On the surface, it looked like the American public was a child given a choice by two warring parents as to which one to live with. Do we go with the disappointing Obama, who pitched himself as the "hope and change" President, but who is really a centrist Republican?

Or, conversely, how in the world do we believe Boehner, known for expressing a notably labile --unstable display of emotion -- style and behavior?

Of course, the budget and deficit are significant matters, but how many of us understand it? No 15-minute presidential lecture on the stand-off is sufficient to relay the reality of these political in-fights.

We are asked not just to understand. We must take a side. Meanwhile, America, the child, is crying because he is hungry.

"The American People", as they are politically tagged, are exhausted and want the people in charge to do the jobs they were hired to do. I suspect that throughout the life of America, average citizens were consigned to, and perhaps have enjoyed, the child role in the governmental family, and today, it is ever true and not pretty.

Since the public is normally left out of big political decisions and discussions, it makes sense that there is numbness and despair when they are asked to run interference on topics that, frankly, they know nothing about. Who has the answers, they wonder.

This further points out how undereducated we are. We desperately need to beef up education, not delete it. On these national topics, the audience is several grades behind on world affairs and national economics. How can we decide the feasibility of a political direction without true information?

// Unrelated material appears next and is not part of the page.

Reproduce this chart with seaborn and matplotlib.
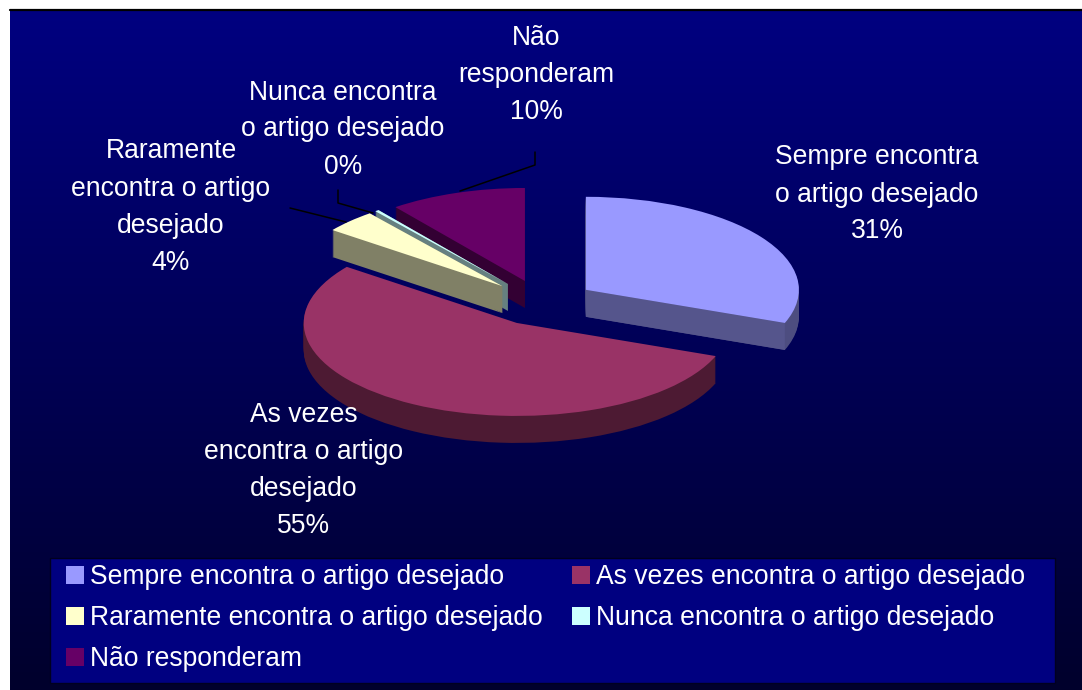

One suggestion I have is that the media become involved in being a solution to the public's ignorance. Lacking knowledge as we are, perhaps instead of superficial fights on nightly news shows between representatives from both camps, there could be real education offered.

In other words, rather than reporting on today's nasty slurs between persons A and B, or producing shows that feature advanced discussions on intricate economic policy by communication-challenged professors, how about some bite-sized, digestible education?

Right now the audience is choosing between dozing off while pretending to understand graduate-level references from esteemed academics on Charlie Rose or tuning out to panels of pretend celebrities on Joy Behar.

Political information, please!

I don't believe it's too late for America to smarten up. We could use some support from the media ASAP to inject some education into the public. I'm not talking about PBS. I'm talking about all major news programs. It doesn't have to be effete or boring. It's about everyone's personal life. That's the truth and the pitch: It's personal.

As it stands, it is easy to pick an emotional side on a subject, whether it's the economy or any other issue, based on no clear understanding or information.